Here’s what I get from Krugman, the chipmunk from Mensa. I offer this in part as a public service to other mathtards.
First: for better or worse, we have a consumer economy. If our people don’t buy the stuff we make, we got no economy.
Numero two-o, if the people don’t have any money, they cannot buy the loud, shiny crap.
Therefore, it is necessary for any recovery that the people have money. Pretty simple so far.
Here’s where it gets a bit tricky: if we borrow money to put into the hands of the undeserving, then we owe a bunch more money, which is hard to pay off when our economy bites the bag.
BUT (I love big buts, and I can’t deny it…), if borrowing the money kicks up demand, and the people start buying shit again, the economy recovers and it gets a lot easier to pay off the debt.
So, a medium sized debt is harder to pay for with a suck-ass economy than a big debt with a healthy economy.
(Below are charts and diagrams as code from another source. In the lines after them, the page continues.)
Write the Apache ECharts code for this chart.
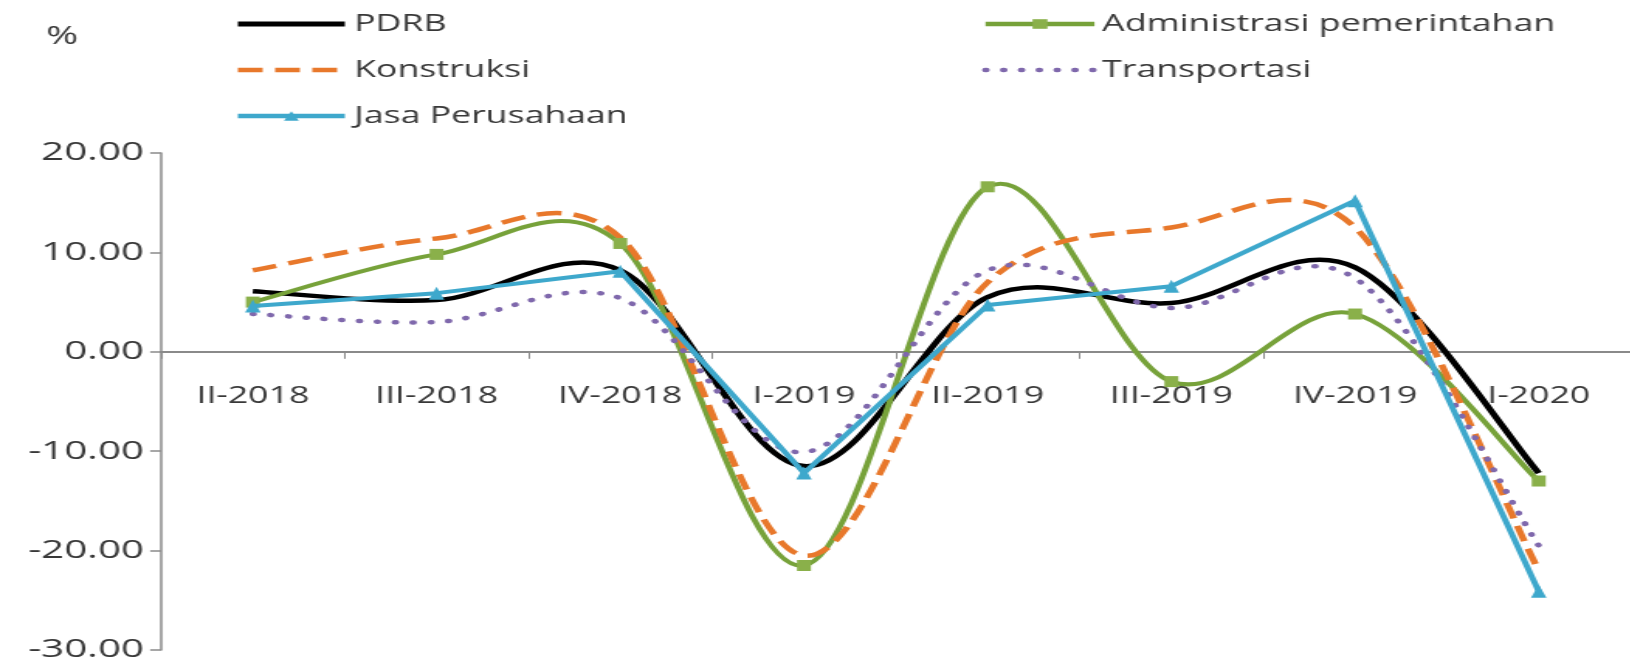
<!DOCTYPE html>
<html>
<head>
<meta charset="utf-8">
<script src="https://cdn.jsdelivr.net/npm/echarts@6/dist/echarts.min.js"></script>
<style>
html, body { margin: 0; padding: 0; background: #fff; overflow: hidden; width: 1630px; height: 667px; }
#wrap { width: 1630px; height: 667px; overflow: hidden; position: relative; }
#chart { width: 1052px; height: 667px; transform: scaleX(1.55); transform-origin: 0 0; position: absolute; left: 0; top: 0; }
</style>
</head>
<body>
<div id="wrap"><div id="chart"></div></div>
<script>
// Data (growth, %)
const categories = ['II-2018', 'III-2018', 'IV-2018', 'I-2019', 'II-2019', 'III-2019', 'IV-2019', 'I-2020'];
const pdrb = [6.1, 5.2, 8.2, -11.5, 5.5, 4.9, 8.5, -12.2];
const administrasi = [5.0, 9.8, 10.9, -21.5, 16.6, -3.0, 3.8, -13.0];
const konstruksi = [8.2, 11.4, 11.5, -20.5, 7.0, 12.5, 12.5, -22.0];
const transportasi = [3.8, 3.0, 5.4, -10.1, 8.2, 4.4, 7.4, -19.5];
const jasa = [4.6, 5.9, 8.1, -12.2, 4.7, 6.6, 15.2, -24.1];
const yTicks = { min: -30, max: 20, interval: 10 };

const S = 1.55; // horizontal stretch of the reference
const FONT = "'Open Sans', 'DejaVu Sans', sans-serif";
const TXT = '#383838';
const AXIS = '#8a8a8a';
const C = { pdrb: '#000000', adm: '#77a23a', kon: '#e8782b', tra: '#7f68ac', jasa: '#3ea8cc' };

// Excel-like smoothed curve drawn through the data via the axes (custom series)
function curve(values, color, width, dash, cap) {
  return {
    type: 'custom', silent: true, data: [0], z: 2,
    renderItem: function (params, api) {
      const pts = values.map((v, i) => api.coord([i, v]));
      const n = pts.length;
      let d = 'M' + pts[0][0] + ' ' + pts[0][1];
      for (let i = 0; i < n - 1; i++) {
        const p0 = pts[Math.max(i - 1, 0)], p1 = pts[i], p2 = pts[i + 1], p3 = pts[Math.min(i + 2, n - 1)];
        const c1x = p1[0] + (p2[0] - p0[0]) / 6, c1y = p1[1] + (p2[1] - p0[1]) / 6;
        const c2x = p2[0] - (p3[0] - p1[0]) / 6, c2y = p2[1] - (p3[1] - p1[1]) / 6;
        d += ' C' + c1x + ' ' + c1y + ' ' + c2x + ' ' + c2y + ' ' + p2[0] + ' ' + p2[1];
      }
      return {
        type: 'path', shape: { pathData: d },
        style: { fill: null, stroke: color, lineWidth: width, lineDash: dash || null, lineCap: cap || 'butt', lineJoin: 'round' }
      };
    }
  };
}

const legendText = { fontFamily: FONT, fontSize: 23, color: TXT, lineHeight: 24 };

const chart = echarts.init(document.getElementById('chart'), null, { renderer: 'canvas' });
chart.setOption({
  animation: false,
  backgroundColor: '#fff',
  title: {
    text: '%', left: 46 / S, top: 24, padding: 0,
    textStyle: { fontFamily: FONT, fontSize: 25, fontWeight: 'normal', color: TXT }
  },
  legend: [
    {
      orient: 'vertical', left: 234 / S, top: 12, padding: 0, itemWidth: 107 / S, itemHeight: 12, itemGap: 22,
      textStyle: Object.assign({ padding: [0, 0, 0, 1] }, legendText),
      data: [
        { name: 'PDRB', itemStyle: { opacity: 0 }, lineStyle: { color: C.pdrb, width: 5, opacity: 1, type: 'solid' } },
        { name: 'Konstruksi', itemStyle: { opacity: 0 }, lineStyle: { color: C.kon, width: 4.5, opacity: 1, type: [16, 8] } },
        { name: 'Jasa Perusahaan', lineStyle: { color: C.jasa, width: 4.5, opacity: 1, type: 'solid' } }
      ]
    },
    {
      orient: 'vertical', left: 982 / S, top: 12, padding: 0, itemWidth: 109 / S, itemHeight: 12, itemGap: 22,
      textStyle: Object.assign({ padding: [0, 0, 0, 0] }, legendText),
      data: [
        { name: 'Administrasi pemerintahan', lineStyle: { color: C.adm, width: 4.5, opacity: 1, type: 'solid' } },
        { name: 'Transportasi', itemStyle: { opacity: 0 }, lineStyle: { color: C.tra, width: 4.5, opacity: 1, type: [0.5, 11], cap: 'round' } }
      ]
    }
  ],
  grid: { left: 161 / S, top: 153, width: 8 * 185.5 / S, height: 497, containLabel: false },
  xAxis: {
    type: 'category', data: categories, boundaryGap: true,
    offset: -497 * (0 - yTicks.min) / (yTicks.max - yTicks.min),
    axisLine: { onZero: false, lineStyle: { color: AXIS, width: 2 } },
    axisTick: { show: true, length: 7, lineStyle: { color: AXIS, width: 1 } },
    axisLabel: { margin: 33, fontFamily: FONT, fontSize: 23, color: TXT },
    splitLine: { show: false }
  },
  yAxis: {
    type: 'value', min: yTicks.min, max: yTicks.max, interval: yTicks.interval,
    axisLine: { show: true, lineStyle: { color: AXIS, width: 1.5 } },
    axisTick: { show: true, length: 7, lineStyle: { color: AXIS, width: 1.5 } },
    axisLabel: { margin: 11, fontFamily: FONT, fontSize: 26, color: TXT, formatter: v => v.toFixed(2) },
    splitLine: { show: false }
  },
  series: [
    curve(pdrb, C.pdrb, 4.5),
    { name: 'PDRB', type: 'line', data: pdrb, symbol: 'none', lineStyle: { color: C.pdrb, opacity: 0 }, itemStyle: { color: C.pdrb } },
    curve(administrasi, C.adm, 4),
    { name: 'Administrasi pemerintahan', type: 'line', data: administrasi, symbol: 'rect', symbolSize: [9, 11], showSymbol: true, z: 3,
      lineStyle: { color: C.adm, opacity: 0 }, itemStyle: { color: '#8ab04a' } },
    curve(konstruksi, C.kon, 4.5, [16, 8]),
    { name: 'Konstruksi', type: 'line', data: konstruksi, symbol: 'none', lineStyle: { color: C.kon, opacity: 0 }, itemStyle: { color: C.kon } },
    curve(transportasi, C.tra, 4.5, [0.5, 11], 'round'),
    { name: 'Transportasi', type: 'line', data: transportasi, symbol: 'none', lineStyle: { color: C.tra, opacity: 0 }, itemStyle: { color: C.tra } },
    { name: 'Jasa Perusahaan', type: 'line', data: jasa, smooth: false, symbol: 'triangle', symbolSize: [10, 13], showSymbol: true, z: 4,
      lineStyle: { color: C.jasa, width: 4 }, itemStyle: { color: C.jasa } }
  ]
});
</script>
</body>
</html>
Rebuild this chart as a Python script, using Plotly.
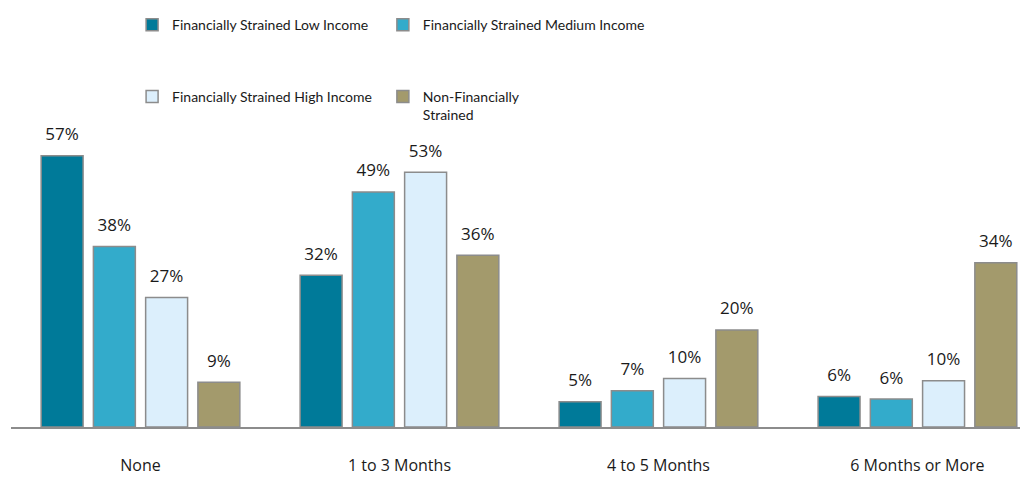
import plotly.graph_objects as go

categories = ["None", "1 to 3 Months", "4 to 5 Months", "6 Months or More"]

series_names = [
    "Financially Strained Low Income",
    "Financially Strained Medium Income",
    "Financially Strained High Income",
    "Non-Financially<br>Strained",
]

# bar heights (percent)
low_income = [57.0, 31.9, 5.3, 6.4]
medium_income = [37.9, 49.4, 7.6, 5.9]
high_income = [27.2, 53.5, 10.2, 9.7]
non_strained = [9.4, 36.1, 20.4, 34.5]

# printed labels
low_labels = ["57%", "32%", "5%", "6%"]
medium_labels = ["38%", "49%", "7%", "6%"]
high_labels = ["27%", "53%", "10%", "10%"]
non_labels = ["9%", "36%", "20%", "34%"]

colors = ["#007A99", "#33ABCB", "#DCEFFC", "#A39A6C"]
legends = ["legend", "legend2", "legend3", "legend4"]

fig = go.Figure()

for name, vals, labels, color, lg in zip(
    series_names,
    [low_income, medium_income, high_income, non_strained],
    [low_labels, medium_labels, high_labels, non_labels],
    colors,
    legends,
):
    fig.add_trace(go.Bar(
        x=categories,
        y=vals,
        name=name,
        legend=lg,
        marker=dict(color=color, line=dict(color="#8C8C8C", width=1.5)),
        # small base size so the blank second line only adds a little padding
        text=["<span style='font-size:17px'>" + t + "</span><br> " for t in labels],
        textposition="outside",
        textfont=dict(family="Open Sans, sans-serif", size=8, color="#1a1a1a"),
        cliponaxis=False,
        hoverinfo="skip",
    ))

legend_font = dict(family="Lato, sans-serif", size=14, color="#1a1a1a")


def legend_box(x, y):
    # one legend per entry so the 2x2 grid can be placed like the original
    return dict(
        orientation="v",
        xref="container", yref="container",
        x=x, xanchor="left",
        y=y, yanchor="top",
        valign="top",
        font=legend_font,
        bgcolor="rgba(0,0,0,0)",
    )


fig.update_layout(
    width=1032,
    height=478,
    barmode="group",
    bargap=0.193,
    bargroupgap=0.197,
    paper_bgcolor="white",
    plot_bgcolor="white",
    margin=dict(l=11, r=12, t=130, b=51, autoexpand=False),
    xaxis=dict(
        range=[-0.5, 3.396],
        showline=True,
        linecolor="#8C8C8C",
        linewidth=1.5,
        showgrid=False,
        ticks="outside",
        ticklen=23,
        tickcolor="rgba(0,0,0,0)",
        tickfont=dict(family="Open Sans, sans-serif", size=16, color="#1a1a1a"),
        automargin=False,
    ),
    yaxis=dict(
        range=[0, 62.4],
        visible=False,
        showgrid=False,
        zeroline=False,
    ),
    legend=legend_box(0.128, 0.981),
    legend2=legend_box(0.371, 0.981),
    legend3=legend_box(0.128, 0.831),
    legend4=legend_box(0.371, 0.831),
    showlegend=True,
)

fig.write_html("out.html", config={"displayModeBar": False},
               post_script="document.body.style.margin='0';")
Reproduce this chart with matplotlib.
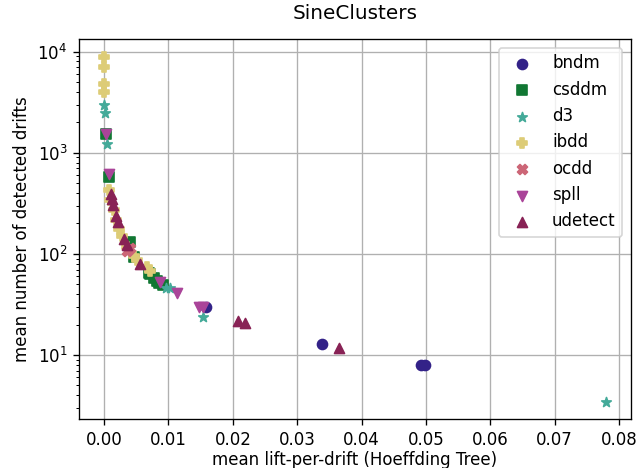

Plus, as a minor bonus, our people can buy stuff. Our people love to buy stuff. We’re Americans, its what we do.
Which leads us straight into the wilds of speculative math. Which leads us even quicker into political bias. Rightish leaning, debt is so very, very terrible, any boost in demand will be smothered by the crushing burden of debt, everything falls apart and we are trading beads and sex for food. Leftish leaning, the economy booms, we pay off what we owe and still have happy, healthy people frolicking in the daffodils with the axolotls. Which would be a good thing, healthy, happy people.
Seems to me, any way we cut it, we are in the realm of speculative math, colored by political bias. Being on the conservative wing of the extreme left, I have no such bias, and Krugman is right and Sam is, as usual, wrong.
But if it comes down to a gamble, I would much prefer to gamble on our people.
By the way, are there any economists of any repute who have no political views, whatsoever? We could trust them, I suppose, in that if they are wrong, at least they are wrong in a non-partisan, unbiased way. Which would be a great comfort.